And the other both good and bad thing about this approach is that if you stop that fleet of airplanes and you ground them, then this cooling effect will disappear very quickly, which is good in the sense that if you realize you've made some kind of mistake and you want to undo it, you can undo it.

But it's also bad in the sense that you really need to keep on doing it in perpetuity or at least with a sensible plan about how to stop it.

And if something went wrong, you would have a very quick heating of the Earth if you had become dependent on this kind of technology.

Yeah, I think that's right.

It's certainly true that if one was doing a lot of solar geoengineering, it suddenly stopped, then you get a sudden warming with bad consequences.

But I think one needs to really consider what would be the features that would make that happen.

And I think it's actually politically very hard to stop.

And it's very hard to see a kind of system failure stopping.

And given that it's cheap, the fact is it would make sense for multiple countries to maintain the ability to do it, even if they oppose doing it.

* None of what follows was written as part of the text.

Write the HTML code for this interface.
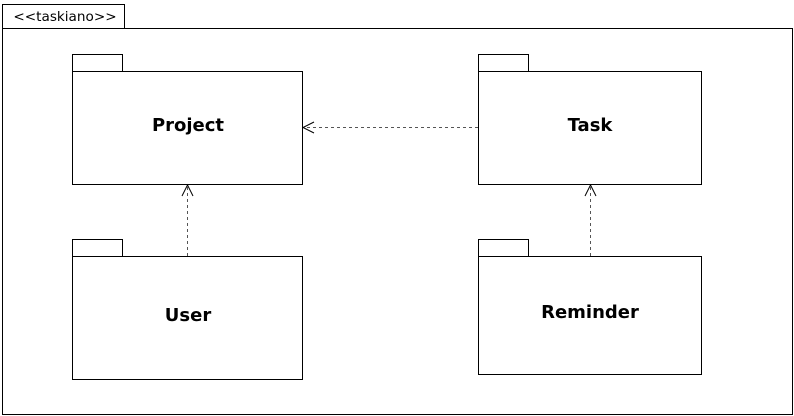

If there was a lot of solar geoengineering happening and there was a legitimate fear about the existing player somehow losing the ability to do it, then it would be in, say, ultra-green Germans' rational self-interest to build the equipment to do it, even though they oppose doing it because there's a danger of turning it off.

And the global positioning system provides a clever analogy for why this is true.

So the US built the first constellation of global positioning satellites.

I can get on my cell phone in a city I've never been in before and know exactly where I am because satellites are whizzing by at many times the speed of sound over my head and give me my precise location to a meter.

And the Russians built one of these two originally, but now we have a Chinese system and the Europeans are building a separate system for goal positioning.

So there's now four of these independent systems.

So why is Europe spending money to build a system?

Because they can use the existing systems for free.

The answer is they want the power to decide whether it's turned off.

The US could, in principle, deny access, and so could the Russians.

So the Europeans want to have a vote.

If you take GPS to mean having at least one of these systems on, effectively all players must vote to turn it off for it to be turned off.

If any player votes to keep it, then the service stays.

And I think that is exactly the same as what happened with solar geoengineering.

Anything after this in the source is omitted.